Prices in Germany rose faster than expected in November, strengthening the case of the European Central Bank, which has argued that its economic stimulus will eventually lead to more growth and higher inflation.
The inflation rate in Europe's largest economy grew to 1.8 percent in the 12 month to November, the German Federal Statistics Office, Destatis, said in preliminary figures released Wednesday — slightly faster than the 1.7-percent pace predicted by analysts and the 1.6 percent recorded in October.
Energy costs grew the fastest, at 3.7 percent, while food costs grew 3.2 percent. There were slower price increases for services and home rental costs.
Inflation also picked up to 1.8 percent when measured using the European Central Bank's (ECB's) preferred yardstick, the harmonized index of consumer prices, from 1.5 percent last month.
Central bank policymakers target price growth of close to, but below 2.0 percent, believed to be most favorable to growth. The ECB has intervened massively in the eurozone economy in pursuit of its goal, with historic low interest rates, cheap loans to banks and tens of billions of euros in government and corporate bond purchases per month.

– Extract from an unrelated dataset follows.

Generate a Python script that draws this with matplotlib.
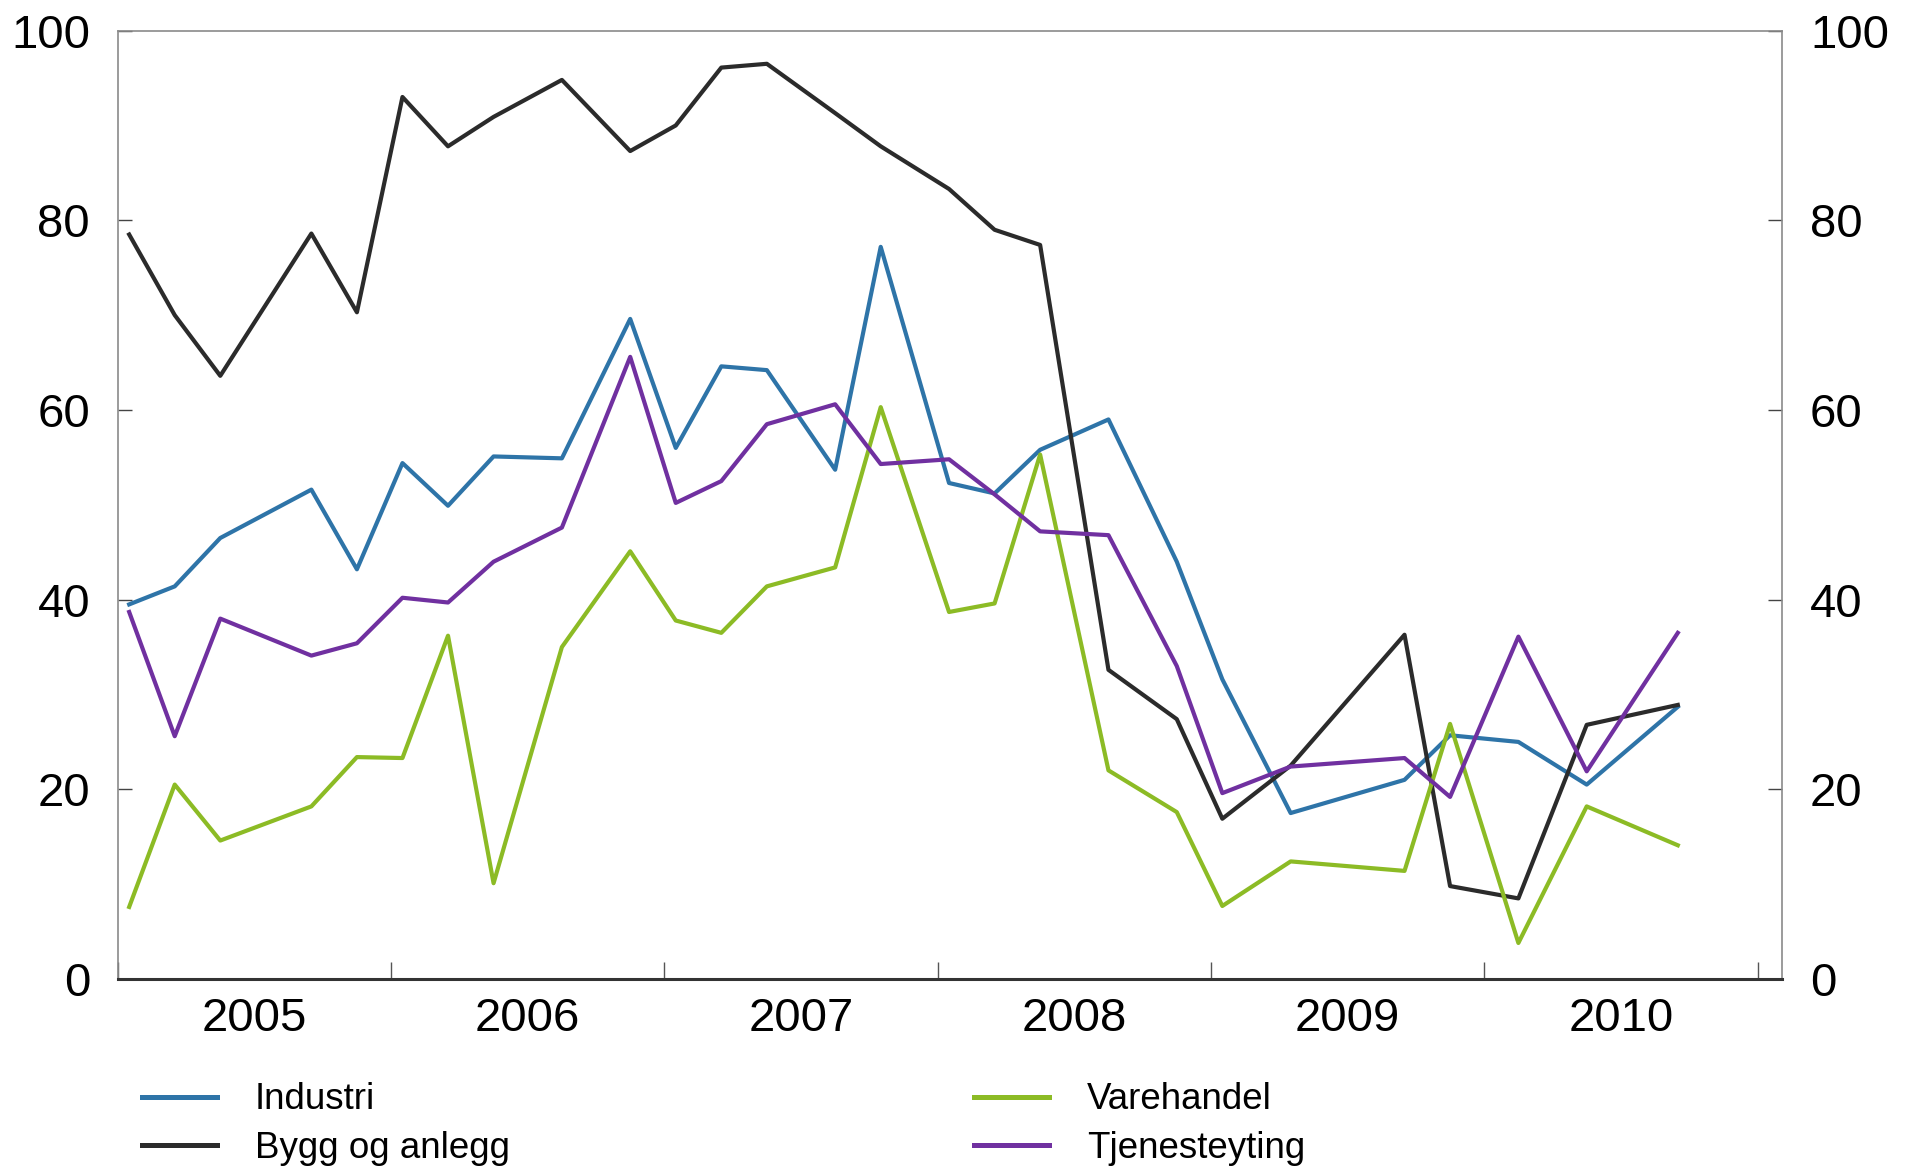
import matplotlib
matplotlib.use("Agg")
import matplotlib.pyplot as plt
from matplotlib.ticker import FixedLocator, NullFormatter, FixedFormatter

# survey months (bimonthly-ish, some gaps)
dates = ['2005-01', '2005-03', '2005-05', '2005-09', '2005-11',
         '2006-01', '2006-03', '2006-05', '2006-08', '2006-11',
         '2007-01', '2007-03', '2007-05', '2007-08', '2007-10',
         '2008-01', '2008-03', '2008-05', '2008-08', '2008-11',
         '2009-01', '2009-04', '2009-09', '2009-11',
         '2010-02', '2010-05', '2010-09']

industri = [39.5, 41.4, 46.5, 51.6, 43.2, 54.4, 49.9, 55.1, 54.9, 69.6,
            56.0, 64.6, 64.2, 53.7, 77.2, 52.3, 51.2, 55.8, 59.0, 44.0,
            31.6, 17.5, 21.0, 25.7, 25.0, 20.5, 28.7]
bygg = [78.5, 70.0, 63.6, 78.6, 70.3, 93.0, 87.8, 90.9, 94.8, 87.3,
        90.0, 96.1, 96.5, 91.3, 87.8, 83.3, 79.0, 77.4, 32.6, 27.4,
        16.9, 22.5, 36.3, 9.8, 8.5, 26.8, 28.9]
varehandel = [7.6, 20.5, 14.6, 18.2, 23.4, 23.3, 36.2, 10.1, 35.0, 45.1,
              37.8, 36.5, 41.4, 43.4, 60.3, 38.7, 39.6, 55.3, 22.0, 17.6,
              7.7, 12.4, 11.4, 26.9, 3.8, 18.2, 14.1]
tjeneste = [38.7, 25.6, 38.0, 34.1, 35.4, 40.2, 39.7, 44.0, 47.6, 65.6,
            50.2, 52.5, 58.5, 60.6, 54.3, 54.8, 51.1, 47.2, 46.8, 33.0,
            19.6, 22.4, 23.3, 19.2, 36.1, 21.9, 36.5]

years = [2005, 2006, 2007, 2008, 2009, 2010]
yticks = [0, 20, 40, 60, 80, 100]

# mid-month position in decimal years
x = [int(d[:4]) + (int(d[5:]) - 0.5) / 12 for d in dates]

plt.rcParams['font.family'] = ['Liberation Sans', 'DejaVu Sans']

fig = plt.figure(figsize=(19.06, 11.68), dpi=100)
ax = fig.add_axes([0.0618, 0.1618, 0.8732, 0.812])

lw = 3.0
l1, = ax.plot(x, industri, color='#2E74A8', lw=lw, label='Industri')
l2, = ax.plot(x, bygg, color='#2B2B2B', lw=lw, label='Bygg og anlegg')
l3, = ax.plot(x, varehandel, color='#8CBB25', lw=lw, label='Varehandel')
l4, = ax.plot(x, tjeneste, color='#7030A0', lw=lw, label='Tjenesteyting')

ax.set_xlim(2005.0, 2011.09)
ax.set_ylim(0, 100)

# year boundaries as ticks, year labels centred between them
ax.xaxis.set_major_locator(FixedLocator(years + [2011]))
ax.xaxis.set_major_formatter(NullFormatter())
ax.xaxis.set_minor_locator(FixedLocator([y + 0.5 for y in years]))
ax.xaxis.set_minor_formatter(FixedFormatter([str(y) for y in years]))
ax.tick_params(axis='x', which='major', direction='in', length=12,
               width=1.0, color='#555555')
ax.tick_params(axis='x', which='minor', length=0, pad=13, labelsize=34)

ax.set_yticks(yticks)
ax.tick_params(axis='y', direction='in', length=10, width=1.0,
               color='#444444', labelsize=34, pad=20,
               left=True, right=True, labelleft=True, labelright=True)

for side in ['top', 'left', 'right']:
    ax.spines[side].set_color('#8a8a8a')
    ax.spines[side].set_linewidth(1.2)
ax.spines['bottom'].set_color('#333333')
ax.spines['bottom'].set_linewidth(2.2)

leg_kw = dict(frameon=False, fontsize=26.5, handlelength=2.04,
              handletextpad=1.04, labelspacing=0.37, borderpad=0,
              borderaxespad=0, loc='center left')
fig.legend(handles=[l1, l2], bbox_to_anchor=(0.0743, 0.0375), **leg_kw)
fig.legend(handles=[l3, l4], bbox_to_anchor=(0.511, 0.0375), **leg_kw)
for leg in fig.legends:
    for h in leg.legend_handles:
        h.set_linewidth(3.6)

fig.savefig('out.png', dpi=100)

However, inflation across the 19-member eurozone remains subdued, despite the ECB pumping €60 billion ($71 billion) into financial markets every month. It has fallen back in recent months after briefly hitting the ECB's target.
Carsten Brzeski, economist at ING bank, said there were few signs that core inflation measures would return to 2 percent in Germany in the near future.

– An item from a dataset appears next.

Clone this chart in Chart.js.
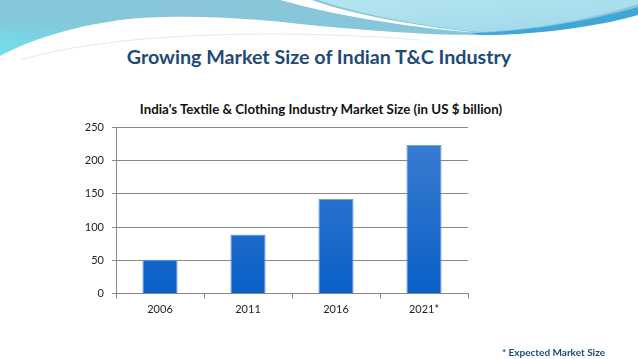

"Despite strong [German] growth, the output gap is only mildly positive. In the past, the German economy needed much bigger positive output gaps before sustainably printing inflation rates above 2 percent. Following previous patterns, the German economy could probably continue at least another year the current growth rate before pushing inflation above 2 percent," he said in a note to investors.
Economic growth has picked up in the single currency area since the central bank's unprecedented measures, prompting it to announce last month that it will halve its monthly bond-buying from January, to €30 billion. Critics, especially in Germany, have long warned that too much easy money risks creating bubbles in some economic sectors and softening the market discipline that would usually prevent states, companies and households from borrowing too much.